For many years, many of Vietnam’s livestock products, including pork, beef, chicken and buffalo meat, have been subject to unofficial quotas at border crossings, also according to the ITC, which has 179 member nations.  These products have encountered assorted border-related obstacles, as well as heightened scrutiny and stricter control standards, according to the ITC.  

China is the biggest import market for Vietnam’s fruit, with the import turnover reaching $3.7 billion in 2023, up nearly 250% in value and 65% in market share compared with 2022, Vietnam media reported. 

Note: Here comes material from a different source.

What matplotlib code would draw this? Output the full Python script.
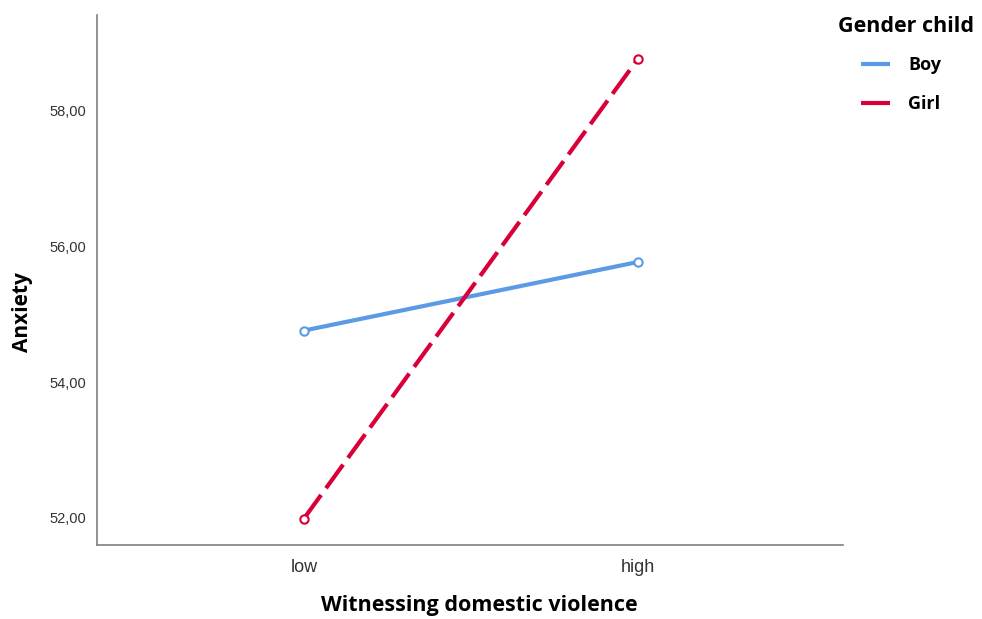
import numpy as np
import matplotlib.pyplot as plt

categories = ["low", "high"]
boy = [54.76, 55.77]
girl = [51.99, 58.76]
yticks = [52, 54, 56, 58]

blue = "#5b9be6"
red = "#d9003a"

fig = plt.figure(figsize=(9.82, 6.19), dpi=100)
ax = fig.add_axes([97 / 982, 1 - 545 / 619, (843 - 97) / 982, (545 - 15) / 619])

x = np.arange(len(categories))
ax.plot(x, boy, color=blue, lw=3, marker="o", ms=6, mfc="white", mec=blue, mew=1.5,
        solid_capstyle="butt", label="Boy")
ax.plot(x, girl, color=red, lw=3, ls=(0, (7, 2)), marker="o", ms=6, mfc="white", mec=red,
        mew=1.5, label="Girl")

ax.set_xlim(-0.62, 1.615)
ax.set_ylim(51.6, 59.41)
ax.set_xticks(x)
ax.set_xticklabels(categories, fontsize=13, family="Liberation Sans", color="#333333")
ax.set_yticks(yticks)
ax.set_yticklabels([f"{v:.2f}".replace(".", ",") for v in yticks], fontsize=10.5,
                   family="Liberation Sans", color="#333333")
ax.tick_params(length=0, pad=8)
ax.tick_params(axis="x", pad=10)

for s in ["top", "right"]:
    ax.spines[s].set_visible(False)
for s in ["left", "bottom"]:
    ax.spines[s].set_color("#7f7f7f")
    ax.spines[s].set_linewidth(1.2)

ax.set_xlabel("Witnessing domestic violence", fontsize=15.5, fontweight="bold",
              family="Open Sans")
ax.xaxis.set_label_coords(0.513, -0.095)
ax.set_ylabel("Anxiety", fontsize=15, fontweight="bold", family="Open Sans")
ax.yaxis.set_label_coords(-0.086, 0.44)

fig.text(838 / 982, 1 - 26 / 619, "Gender child", fontsize=15.5, fontweight="bold",
         family="Open Sans", ha="left", va="center")
leg = ax.legend(loc="upper left", bbox_to_anchor=(845 / 982, 1 - 40 / 619),
                bbox_transform=fig.transFigure, frameon=False, handlelength=1.6,
                handletextpad=1.0, labelspacing=1.15,
                prop={"family": "Open Sans", "weight": "bold", "size": 13})
for h in leg.legend_handles:
    h.set_marker("")

fig.savefig("out.png", dpi=100)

Vietnam has 14 types of fruits and agricultural products officially licensed to enter China – dragon fruit, watermelon, banana, lychee, longan, rambutan, jackfruit, mango, mangosteen, durian and passion fruit, plus black jelly, sweet potato and bird’s nest – according to the official Vietnam Economy website and Voice of Vietnam.  

The watermelon agreement was signed during Chinese President Xi Jinping’s state visit to Vietnam last December, in addition to five others, which had been included in previous protocols: mangosteen, black jelly, durian, banana and sweet potato.  

Dang said that the Chinese market is ripe for Vietnamese fruits and vegetables. He added that Chinese consumers favor Vietnamese durian products. If an agreement allowing export of frozen durian is signed, he estimates that the Chinese market “for fresh and frozen durian will bring in about $3.5 billion” to Vietnam.